Earlier this month, Wendy Sherman, the deputy secretary of state, reiterated the American offer to move the S-400 missile systems to joint Turkish-US joint custody in Incirlik Airbase, just outside Adana near the southern border with Syria, several people familiar with the issue told Middle East Eye.

However, Turkey outright rejected the offer, as it did with the previous US administration.

Turkish officials say Washington is trying to impose US control over the S-400s to make sure that they will never be activated.

“This is unacceptable. This is about Turkish sovereignty,” one official told MEE.

Turkish Foreign Minister Mevlut Cavusoglu earlier this month said that Ankara could send the Russian technicians home and run the system on its own.

“We could remove the Russian element from this dispute but we cannot hand over the control,” the official added.


Another key topic of discussion between Biden and Erdogan was Afghanistan, specifically the security of Kabul International Airport, which is currently run by Turkish security forces.

Erdogan said in the same interview on Thurusday that Turkey could take more responsibility in Afghanistan following the US withdrawal. “We will continue our contributions to establish a sustainable peace in Afghanistan,” he said.

The Taliban, however, asked Turkey in several statements this week to leave with other foreign Nato troops, warning the Turkish leader not to make a "big mistake". 

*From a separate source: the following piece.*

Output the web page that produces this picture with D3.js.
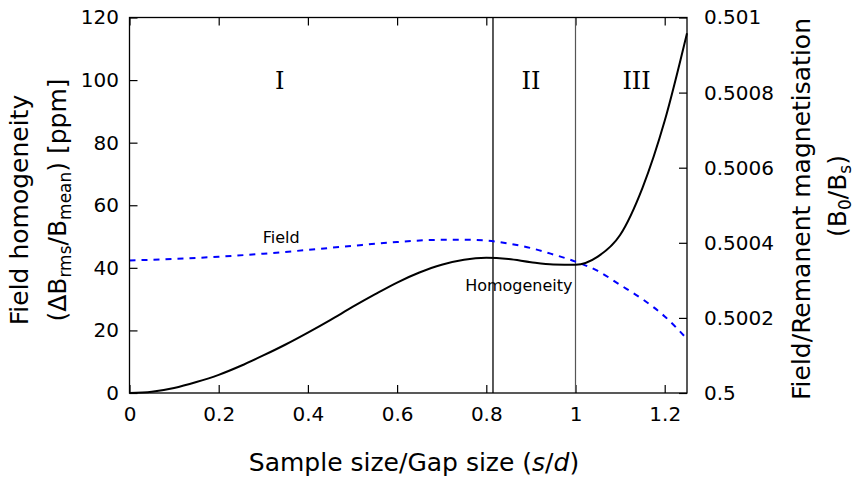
<!DOCTYPE html>
<meta charset="utf-8">
<style>
	body { margin: 0; background: #fff; }
	text { font-family: "DejaVu Sans", sans-serif; fill: #000; }
	.axis text { font-size: 20px; }
	.axis line { stroke: #000; stroke-width: 1.2; }
	.title { font-size: 25px; }
	.region { font-family: "DejaVu Serif", serif; font-size: 24px; text-anchor: middle; }
	.note { font-size: 16px; text-anchor: middle; }
</style>
<svg width="857" height="481"></svg>
<script src="https://d3js.org/d3.v7.min.js"></script>
<script>

	// data
	var sizeRatio = [0, 0.05, 0.1, 0.15, 0.2, 0.25, 0.3, 0.35, 0.4, 0.45, 0.5, 0.55, 0.6, 0.65,
		0.7, 0.75, 0.8, 0.85, 0.9, 0.95, 1.0, 1.05, 1.1, 1.15, 1.2, 1.25];
	var homogeneity = [0, 0.4, 1.6, 3.5, 5.8, 8.7, 12, 15.5, 19.3, 23.3, 27.5, 31.5, 35.3, 38.5,
		41, 42.6, 43.2, 42.8, 41.8, 41.1, 41.0, 43.6, 50.5, 65.5, 87, 115];

	var fieldRatio = [0, 0.1, 0.2, 0.3, 0.4, 0.5, 0.6, 0.7, 0.75, 0.8, 0.85, 0.9, 0.95,
		1.0, 1.05, 1.1, 1.15, 1.2, 1.25];
	var field = [0.500353, 0.500357, 0.500363, 0.500371, 0.500381, 0.500392, 0.500402, 0.500408,
		0.500408, 0.500406, 0.500398, 0.500386, 0.500369, 0.500350, 0.500325, 0.500288,
		0.500250, 0.500204, 0.500144];

	var boundaries = [0.815, 1.0];
	var regionNames = ["I", "II", "III"];
	var regionCentres = [0.337, 0.9, 1.137];

	var xTicks = [0, 0.2, 0.4, 0.6, 0.8, 1, 1.2];
	var yTicks = [0, 20, 40, 60, 80, 100, 120];
	var y2Ticks = [0.5, 0.5002, 0.5004, 0.5006, 0.5008, 0.501];

	var margin = {top: 17.5, right: 170, bottom: 88, left: 129.5},
		width = 857 - margin.left - margin.right,
		height = 481 - margin.top - margin.bottom;

	var svg = d3.select("svg")
		.append("g").attr("transform", "translate(" + margin.left + "," + margin.top + ")");

	var x = d3.scaleLinear().domain([0, 1.25]).range([0, width]);
	var y = d3.scaleLinear().domain([0, 120]).range([height, 0]);
	var y2 = d3.scaleLinear().domain([0.5, 0.501]).range([height, 0]);

	var fmt = d3.format(".6~g");

	// axes, ticks pointing inwards
	svg.append("g").attr("class", "axis")
		.attr("transform", "translate(0," + height + ")")
		.call(d3.axisBottom(x).tickValues(xTicks).tickFormat(fmt).tickSizeInner(-8).tickSizeOuter(0).tickPadding(14));

	svg.append("g").attr("class", "axis")
		.call(d3.axisTop(x).tickValues(xTicks).tickFormat("").tickSizeInner(-8).tickSizeOuter(0));

	svg.append("g").attr("class", "axis")
		.call(d3.axisLeft(y).tickValues(yTicks).tickSizeInner(-8).tickSizeOuter(0).tickPadding(10.5));

	svg.append("g").attr("class", "axis")
		.attr("transform", "translate(" + width + ",0)")
		.call(d3.axisRight(y2).tickValues(y2Ticks).tickFormat(fmt).tickSizeInner(-8).tickSizeOuter(0).tickPadding(17));

	svg.selectAll(".axis .domain").remove();

	// region boundaries
	svg.selectAll(".boundary")
		.data(boundaries)
		.enter().append("line")
		  .attr("x1", function(d) { return x(d); })
		  .attr("x2", function(d) { return x(d); })
		  .attr("y1", 0)
		  .attr("y2", height)
		  .attr("stroke", function(d, i) { return i == 0 ? "#000" : "#555"; })
		  .attr("stroke-width", function(d, i) { return i == 0 ? 1.3 : 1.2; });

	svg.selectAll(".region")
		.data(regionNames)
		.enter().append("text")
		  .attr("class", "region")
		  .attr("x", function(d, i) { return x(regionCentres[i]); })
		  .attr("y", 71)
		  .text(function(d) { return d; });

	// curves
	var homLine = d3.line()
		.x(function(d, i) { return x(sizeRatio[i]); })
		.y(function(d) { return y(d); })
		.curve(d3.curveMonotoneX);

	var fieldLine = d3.line()
		.x(function(d, i) { return x(fieldRatio[i]); })
		.y(function(d) { return y2(d); })
		.curve(d3.curveMonotoneX);

	svg.append("path")
		  .attr("d", fieldLine(field))
		  .attr("fill", "none")
		  .attr("stroke", "#0000ff")
		  .attr("stroke-width", 2)
		  .attr("stroke-dasharray", "6,6");

	svg.append("path")
		  .attr("d", homLine(homogeneity))
		  .attr("fill", "none")
		  .attr("stroke", "#000")
		  .attr("stroke-width", 2);

	// frame
	svg.append("rect")
		  .attr("width", width)
		  .attr("height", height)
		  .attr("fill", "none")
		  .attr("stroke", "#000")
		  .attr("stroke-width", 1.3);

	// curve labels
	svg.append("text").attr("class", "note")
		  .attr("x", x(0.34)).attr("y", 225.5)
		  .text("Field");
	svg.append("text").attr("class", "note")
		  .attr("x", x(0.873)).attr("y", 273.5)
		  .text("Homogeneity");

	// axis titles
	var root = d3.select("svg");

	var xt = root.append("text").attr("class", "title")
		.attr("x", 414).attr("y", 471)
		.attr("text-anchor", "middle");
	xt.append("tspan").text("Sample size/Gap size (");
	xt.append("tspan").style("font-style", "italic").text("s");
	xt.append("tspan").text("/");
	xt.append("tspan").style("font-style", "italic").text("d");
	xt.append("tspan").text(")");

	function sub(t, s) {
		t.append("tspan").attr("font-size", "17px").attr("dy", 5).text(s);
		return t;
	}
	function back(t, s) {
		t.append("tspan").attr("dy", -5).text(s);
		return t;
	}

	root.append("text").attr("class", "title")
		.attr("transform", "translate(28,210) rotate(-90)")
		.attr("text-anchor", "middle")
		.text("Field homogeneity");

	var l2 = root.append("text").attr("class", "title")
		.attr("transform", "translate(66,200) rotate(-90)")
		.attr("text-anchor", "middle");
	l2.append("tspan").text("(\u0394B");
	sub(l2, "rms");
	back(l2, "/B");
	sub(l2, "mean");
	back(l2, ") [ppm]");

	root.append("text").attr("class", "title")
		.attr("transform", "translate(810,209) rotate(-90)")
		.attr("text-anchor", "middle")
		.text("Field/Remanent magnetisation");

	var r2 = root.append("text").attr("class", "title")
		.attr("transform", "translate(846,196) rotate(-90)")
		.attr("text-anchor", "middle");
	r2.append("tspan").text("(B");
	sub(r2, "0");
	back(r2, "/B");
	sub(r2, "s");
	back(r2, ")");

</script>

Washington wants Turkey to continue to manage security at Kabul international airport, which is key to the stability of the Afghan capital, as foreign missions, NGOs and aid groups rely on its services. Turkey has several demands in return.

Even though a Nato communique promised to maintain the funding for the airport, meeting a Turkish condition, Ankara is also seeking logistical support, such as the deployment of drones, defensive equipment and troops from other allied countries.